- Input records -

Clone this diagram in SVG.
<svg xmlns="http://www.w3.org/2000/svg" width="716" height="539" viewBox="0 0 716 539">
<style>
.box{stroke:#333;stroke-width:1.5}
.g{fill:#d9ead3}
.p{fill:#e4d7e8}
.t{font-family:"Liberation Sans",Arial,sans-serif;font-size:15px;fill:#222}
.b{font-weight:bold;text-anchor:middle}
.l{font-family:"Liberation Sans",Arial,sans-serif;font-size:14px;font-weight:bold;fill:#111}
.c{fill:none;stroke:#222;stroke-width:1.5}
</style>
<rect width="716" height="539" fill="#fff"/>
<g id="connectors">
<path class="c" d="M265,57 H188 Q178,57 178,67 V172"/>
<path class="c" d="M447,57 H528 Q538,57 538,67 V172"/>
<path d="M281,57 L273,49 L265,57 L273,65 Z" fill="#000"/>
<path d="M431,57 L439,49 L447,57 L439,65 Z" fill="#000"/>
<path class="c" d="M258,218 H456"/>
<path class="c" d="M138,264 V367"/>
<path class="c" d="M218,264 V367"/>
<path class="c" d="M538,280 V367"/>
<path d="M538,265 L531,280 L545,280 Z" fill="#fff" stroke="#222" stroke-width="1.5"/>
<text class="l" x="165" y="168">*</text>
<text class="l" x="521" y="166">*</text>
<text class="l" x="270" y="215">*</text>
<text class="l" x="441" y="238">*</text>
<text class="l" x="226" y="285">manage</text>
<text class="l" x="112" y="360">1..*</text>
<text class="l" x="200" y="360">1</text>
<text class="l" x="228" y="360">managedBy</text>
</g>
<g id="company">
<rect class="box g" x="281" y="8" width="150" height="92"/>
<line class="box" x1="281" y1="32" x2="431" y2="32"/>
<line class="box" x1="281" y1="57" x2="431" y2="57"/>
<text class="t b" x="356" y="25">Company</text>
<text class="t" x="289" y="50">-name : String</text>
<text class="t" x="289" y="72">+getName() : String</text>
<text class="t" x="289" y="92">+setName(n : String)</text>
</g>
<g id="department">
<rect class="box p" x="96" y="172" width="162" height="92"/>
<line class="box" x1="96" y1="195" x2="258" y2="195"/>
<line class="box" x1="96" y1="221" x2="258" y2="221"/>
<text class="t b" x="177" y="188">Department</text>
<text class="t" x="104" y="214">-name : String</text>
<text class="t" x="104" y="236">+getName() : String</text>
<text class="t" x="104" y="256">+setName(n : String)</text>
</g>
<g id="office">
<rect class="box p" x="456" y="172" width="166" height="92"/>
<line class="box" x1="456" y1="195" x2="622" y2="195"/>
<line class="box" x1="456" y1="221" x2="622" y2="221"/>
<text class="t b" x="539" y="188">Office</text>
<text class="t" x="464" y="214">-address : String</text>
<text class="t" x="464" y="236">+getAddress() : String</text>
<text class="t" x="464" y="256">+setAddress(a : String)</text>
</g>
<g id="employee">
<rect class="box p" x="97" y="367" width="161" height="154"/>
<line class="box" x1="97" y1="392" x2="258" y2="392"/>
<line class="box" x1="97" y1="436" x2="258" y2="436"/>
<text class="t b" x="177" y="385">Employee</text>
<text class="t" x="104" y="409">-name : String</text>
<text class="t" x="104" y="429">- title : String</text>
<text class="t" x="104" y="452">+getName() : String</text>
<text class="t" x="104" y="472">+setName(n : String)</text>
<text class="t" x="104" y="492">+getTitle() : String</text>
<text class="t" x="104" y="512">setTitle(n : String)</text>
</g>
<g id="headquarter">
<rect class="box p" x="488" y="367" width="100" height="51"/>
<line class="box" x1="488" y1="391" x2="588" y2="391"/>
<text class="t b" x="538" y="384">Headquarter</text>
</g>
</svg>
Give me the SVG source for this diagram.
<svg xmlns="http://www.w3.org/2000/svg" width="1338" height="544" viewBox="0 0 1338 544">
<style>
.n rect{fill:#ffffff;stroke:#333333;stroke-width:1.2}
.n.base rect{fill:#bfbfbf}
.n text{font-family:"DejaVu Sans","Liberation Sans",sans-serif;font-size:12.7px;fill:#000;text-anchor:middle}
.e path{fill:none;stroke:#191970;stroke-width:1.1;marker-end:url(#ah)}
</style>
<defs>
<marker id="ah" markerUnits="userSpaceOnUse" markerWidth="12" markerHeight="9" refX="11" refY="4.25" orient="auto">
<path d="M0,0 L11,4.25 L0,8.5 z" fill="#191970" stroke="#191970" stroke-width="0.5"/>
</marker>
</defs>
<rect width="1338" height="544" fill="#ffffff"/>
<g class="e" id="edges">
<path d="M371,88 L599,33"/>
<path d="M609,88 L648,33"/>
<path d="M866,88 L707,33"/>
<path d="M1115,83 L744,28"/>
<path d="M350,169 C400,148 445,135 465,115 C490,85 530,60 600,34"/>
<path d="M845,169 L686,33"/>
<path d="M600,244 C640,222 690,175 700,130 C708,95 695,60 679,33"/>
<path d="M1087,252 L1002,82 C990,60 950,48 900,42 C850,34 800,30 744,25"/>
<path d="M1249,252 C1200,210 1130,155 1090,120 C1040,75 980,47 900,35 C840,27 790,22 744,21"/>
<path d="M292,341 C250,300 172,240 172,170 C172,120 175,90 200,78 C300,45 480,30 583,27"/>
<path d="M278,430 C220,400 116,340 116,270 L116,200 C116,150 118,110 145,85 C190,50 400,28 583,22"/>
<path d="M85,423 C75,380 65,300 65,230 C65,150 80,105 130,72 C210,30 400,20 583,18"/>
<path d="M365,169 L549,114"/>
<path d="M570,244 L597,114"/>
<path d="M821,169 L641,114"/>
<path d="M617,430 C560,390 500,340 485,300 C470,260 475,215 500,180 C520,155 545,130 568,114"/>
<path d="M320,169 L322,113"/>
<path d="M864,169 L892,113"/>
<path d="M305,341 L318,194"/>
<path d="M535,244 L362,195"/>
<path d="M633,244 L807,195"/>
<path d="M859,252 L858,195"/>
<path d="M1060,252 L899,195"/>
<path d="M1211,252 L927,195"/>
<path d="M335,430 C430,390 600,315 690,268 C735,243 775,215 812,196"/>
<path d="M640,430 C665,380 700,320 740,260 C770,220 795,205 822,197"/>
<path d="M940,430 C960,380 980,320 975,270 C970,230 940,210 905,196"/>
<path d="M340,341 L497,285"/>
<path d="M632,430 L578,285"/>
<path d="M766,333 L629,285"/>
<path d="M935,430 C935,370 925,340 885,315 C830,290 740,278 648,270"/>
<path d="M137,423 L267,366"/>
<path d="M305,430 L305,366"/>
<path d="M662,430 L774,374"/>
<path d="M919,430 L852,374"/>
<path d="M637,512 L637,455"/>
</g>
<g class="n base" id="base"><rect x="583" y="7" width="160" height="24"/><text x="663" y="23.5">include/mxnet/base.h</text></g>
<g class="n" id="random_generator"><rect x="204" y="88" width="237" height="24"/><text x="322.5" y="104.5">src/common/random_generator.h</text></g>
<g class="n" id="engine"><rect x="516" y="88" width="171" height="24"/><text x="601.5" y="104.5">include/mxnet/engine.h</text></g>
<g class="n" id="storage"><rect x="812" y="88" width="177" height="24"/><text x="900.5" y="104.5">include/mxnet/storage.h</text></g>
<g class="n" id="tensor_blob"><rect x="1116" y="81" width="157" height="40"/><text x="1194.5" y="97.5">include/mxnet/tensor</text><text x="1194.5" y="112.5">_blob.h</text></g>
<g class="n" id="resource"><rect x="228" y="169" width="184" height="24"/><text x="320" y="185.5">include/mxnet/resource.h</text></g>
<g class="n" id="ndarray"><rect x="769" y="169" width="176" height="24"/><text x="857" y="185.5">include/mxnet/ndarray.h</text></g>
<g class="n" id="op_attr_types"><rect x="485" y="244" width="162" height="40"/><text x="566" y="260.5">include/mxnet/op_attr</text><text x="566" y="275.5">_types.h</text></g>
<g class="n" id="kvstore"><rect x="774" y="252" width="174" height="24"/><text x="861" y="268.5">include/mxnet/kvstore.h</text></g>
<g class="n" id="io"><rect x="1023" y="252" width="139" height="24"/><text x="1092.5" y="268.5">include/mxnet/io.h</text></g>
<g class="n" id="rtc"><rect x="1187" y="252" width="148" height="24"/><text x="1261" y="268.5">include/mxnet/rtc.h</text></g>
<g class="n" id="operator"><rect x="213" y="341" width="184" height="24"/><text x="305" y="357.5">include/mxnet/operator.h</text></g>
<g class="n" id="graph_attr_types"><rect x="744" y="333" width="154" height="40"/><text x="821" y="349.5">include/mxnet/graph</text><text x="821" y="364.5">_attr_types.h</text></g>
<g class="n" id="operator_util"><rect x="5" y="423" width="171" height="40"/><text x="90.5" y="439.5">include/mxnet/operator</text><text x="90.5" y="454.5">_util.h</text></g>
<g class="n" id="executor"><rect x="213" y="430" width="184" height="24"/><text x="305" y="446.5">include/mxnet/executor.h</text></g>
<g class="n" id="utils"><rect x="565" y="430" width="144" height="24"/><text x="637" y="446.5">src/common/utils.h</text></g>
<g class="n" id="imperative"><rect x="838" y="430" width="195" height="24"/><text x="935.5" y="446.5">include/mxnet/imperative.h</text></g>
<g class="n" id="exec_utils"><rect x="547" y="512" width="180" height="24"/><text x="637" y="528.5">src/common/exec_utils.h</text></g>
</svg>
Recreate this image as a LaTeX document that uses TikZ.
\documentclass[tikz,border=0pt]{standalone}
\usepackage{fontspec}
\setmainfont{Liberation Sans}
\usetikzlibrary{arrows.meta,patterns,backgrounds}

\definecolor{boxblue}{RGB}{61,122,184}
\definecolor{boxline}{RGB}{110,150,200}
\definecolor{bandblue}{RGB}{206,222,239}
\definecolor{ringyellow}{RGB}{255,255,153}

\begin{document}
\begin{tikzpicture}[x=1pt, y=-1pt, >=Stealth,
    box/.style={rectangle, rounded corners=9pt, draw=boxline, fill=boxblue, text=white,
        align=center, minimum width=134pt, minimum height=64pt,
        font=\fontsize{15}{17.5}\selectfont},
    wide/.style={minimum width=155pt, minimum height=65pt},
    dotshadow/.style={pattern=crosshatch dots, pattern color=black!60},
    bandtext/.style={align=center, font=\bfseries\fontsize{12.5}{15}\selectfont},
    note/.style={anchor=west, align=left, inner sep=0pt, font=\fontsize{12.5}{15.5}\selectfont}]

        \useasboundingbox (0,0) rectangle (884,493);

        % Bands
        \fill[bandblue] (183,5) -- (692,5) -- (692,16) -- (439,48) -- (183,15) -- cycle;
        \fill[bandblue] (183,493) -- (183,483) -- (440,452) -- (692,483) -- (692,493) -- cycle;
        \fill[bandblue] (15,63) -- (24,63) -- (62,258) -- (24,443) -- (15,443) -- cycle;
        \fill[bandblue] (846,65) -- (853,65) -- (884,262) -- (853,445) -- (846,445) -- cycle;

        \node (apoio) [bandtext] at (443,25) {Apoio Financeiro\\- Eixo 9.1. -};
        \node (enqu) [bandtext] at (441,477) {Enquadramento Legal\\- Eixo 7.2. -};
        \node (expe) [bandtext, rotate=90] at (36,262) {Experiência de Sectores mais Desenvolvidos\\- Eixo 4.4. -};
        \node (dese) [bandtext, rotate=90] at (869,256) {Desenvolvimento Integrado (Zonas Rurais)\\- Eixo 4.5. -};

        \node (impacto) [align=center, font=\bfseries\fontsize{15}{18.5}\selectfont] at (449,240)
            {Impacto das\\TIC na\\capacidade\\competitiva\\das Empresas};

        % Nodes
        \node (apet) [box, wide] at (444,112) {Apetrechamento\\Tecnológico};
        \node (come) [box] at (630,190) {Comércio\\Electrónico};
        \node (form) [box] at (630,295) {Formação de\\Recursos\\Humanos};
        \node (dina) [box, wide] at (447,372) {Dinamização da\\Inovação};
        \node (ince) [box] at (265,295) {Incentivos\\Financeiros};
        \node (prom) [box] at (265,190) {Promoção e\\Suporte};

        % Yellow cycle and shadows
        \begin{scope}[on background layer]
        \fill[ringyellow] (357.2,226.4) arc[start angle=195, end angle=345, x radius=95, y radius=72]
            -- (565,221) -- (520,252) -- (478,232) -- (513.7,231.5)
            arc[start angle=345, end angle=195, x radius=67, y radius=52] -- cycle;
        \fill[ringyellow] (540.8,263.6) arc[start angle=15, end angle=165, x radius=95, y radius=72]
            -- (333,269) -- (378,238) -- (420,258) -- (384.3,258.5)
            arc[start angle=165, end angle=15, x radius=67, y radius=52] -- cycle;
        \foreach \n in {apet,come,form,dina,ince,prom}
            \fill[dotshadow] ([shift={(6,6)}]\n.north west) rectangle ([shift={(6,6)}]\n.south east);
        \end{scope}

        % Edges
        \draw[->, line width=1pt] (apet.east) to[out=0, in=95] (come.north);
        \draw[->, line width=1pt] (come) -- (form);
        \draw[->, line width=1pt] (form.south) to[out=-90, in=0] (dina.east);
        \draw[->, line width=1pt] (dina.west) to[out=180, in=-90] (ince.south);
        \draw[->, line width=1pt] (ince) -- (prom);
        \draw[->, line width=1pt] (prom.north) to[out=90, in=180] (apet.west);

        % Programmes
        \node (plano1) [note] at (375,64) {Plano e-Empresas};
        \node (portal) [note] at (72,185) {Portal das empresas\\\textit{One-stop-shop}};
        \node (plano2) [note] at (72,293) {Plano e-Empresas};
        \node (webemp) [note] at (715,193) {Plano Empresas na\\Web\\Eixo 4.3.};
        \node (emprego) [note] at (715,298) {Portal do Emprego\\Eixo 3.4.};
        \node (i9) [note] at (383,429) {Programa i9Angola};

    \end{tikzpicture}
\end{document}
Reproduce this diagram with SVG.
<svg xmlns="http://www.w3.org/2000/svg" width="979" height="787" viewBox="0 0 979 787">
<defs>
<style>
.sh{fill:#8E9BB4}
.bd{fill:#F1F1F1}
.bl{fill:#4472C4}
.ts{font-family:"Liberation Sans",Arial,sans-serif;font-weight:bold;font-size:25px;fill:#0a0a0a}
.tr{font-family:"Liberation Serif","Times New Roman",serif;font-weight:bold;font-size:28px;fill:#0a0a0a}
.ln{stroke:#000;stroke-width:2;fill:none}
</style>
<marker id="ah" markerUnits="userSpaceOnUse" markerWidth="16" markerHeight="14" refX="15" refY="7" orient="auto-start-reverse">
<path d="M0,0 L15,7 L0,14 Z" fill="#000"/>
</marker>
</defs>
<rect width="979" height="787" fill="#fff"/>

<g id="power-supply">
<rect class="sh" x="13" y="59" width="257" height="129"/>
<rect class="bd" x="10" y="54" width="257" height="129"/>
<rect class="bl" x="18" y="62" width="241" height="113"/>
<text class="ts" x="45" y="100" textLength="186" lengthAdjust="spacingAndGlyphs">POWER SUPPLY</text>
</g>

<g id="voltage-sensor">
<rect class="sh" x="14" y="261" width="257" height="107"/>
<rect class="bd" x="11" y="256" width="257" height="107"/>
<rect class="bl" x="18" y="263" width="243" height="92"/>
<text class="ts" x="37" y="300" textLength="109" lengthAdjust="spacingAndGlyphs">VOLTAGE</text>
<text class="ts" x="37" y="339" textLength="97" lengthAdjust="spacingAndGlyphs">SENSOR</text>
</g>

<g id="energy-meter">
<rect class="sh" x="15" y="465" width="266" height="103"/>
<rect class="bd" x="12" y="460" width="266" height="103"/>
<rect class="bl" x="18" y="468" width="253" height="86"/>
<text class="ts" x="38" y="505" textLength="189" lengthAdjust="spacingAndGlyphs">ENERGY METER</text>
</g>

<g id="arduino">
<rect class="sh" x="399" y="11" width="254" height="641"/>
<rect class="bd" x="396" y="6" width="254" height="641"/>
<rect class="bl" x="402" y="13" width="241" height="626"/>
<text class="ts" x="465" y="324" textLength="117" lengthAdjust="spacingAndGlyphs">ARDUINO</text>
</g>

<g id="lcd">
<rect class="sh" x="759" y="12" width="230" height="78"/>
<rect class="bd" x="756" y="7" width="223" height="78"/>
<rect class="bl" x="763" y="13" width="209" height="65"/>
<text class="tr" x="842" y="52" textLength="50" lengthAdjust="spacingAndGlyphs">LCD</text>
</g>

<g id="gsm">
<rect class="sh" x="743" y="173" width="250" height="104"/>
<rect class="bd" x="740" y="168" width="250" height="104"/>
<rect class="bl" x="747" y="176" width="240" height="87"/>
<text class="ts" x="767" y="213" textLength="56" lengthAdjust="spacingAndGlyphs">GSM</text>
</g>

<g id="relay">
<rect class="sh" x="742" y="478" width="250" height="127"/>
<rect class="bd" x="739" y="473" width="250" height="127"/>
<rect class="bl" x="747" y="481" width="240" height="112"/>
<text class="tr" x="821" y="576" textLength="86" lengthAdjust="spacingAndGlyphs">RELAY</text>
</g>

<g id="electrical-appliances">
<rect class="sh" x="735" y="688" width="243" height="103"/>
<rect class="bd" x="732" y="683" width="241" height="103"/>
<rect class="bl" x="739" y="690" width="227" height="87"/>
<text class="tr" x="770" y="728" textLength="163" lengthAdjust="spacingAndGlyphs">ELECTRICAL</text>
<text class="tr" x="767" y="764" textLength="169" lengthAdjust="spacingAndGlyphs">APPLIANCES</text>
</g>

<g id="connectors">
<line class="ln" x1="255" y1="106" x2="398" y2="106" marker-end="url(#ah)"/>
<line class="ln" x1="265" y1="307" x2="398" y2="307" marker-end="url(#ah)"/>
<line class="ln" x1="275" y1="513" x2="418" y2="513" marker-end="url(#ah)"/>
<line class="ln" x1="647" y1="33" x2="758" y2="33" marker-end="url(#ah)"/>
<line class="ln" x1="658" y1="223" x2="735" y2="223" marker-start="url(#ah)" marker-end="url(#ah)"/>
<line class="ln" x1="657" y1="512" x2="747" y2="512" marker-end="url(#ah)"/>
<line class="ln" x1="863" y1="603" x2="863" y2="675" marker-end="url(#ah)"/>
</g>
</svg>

- Aim -
Lines that include the word "diagram" are to be extracted from the data above.

- Exercise output -
Clone this diagram in SVG.
Give me the SVG source for this diagram.
Reproduce this diagram with SVG.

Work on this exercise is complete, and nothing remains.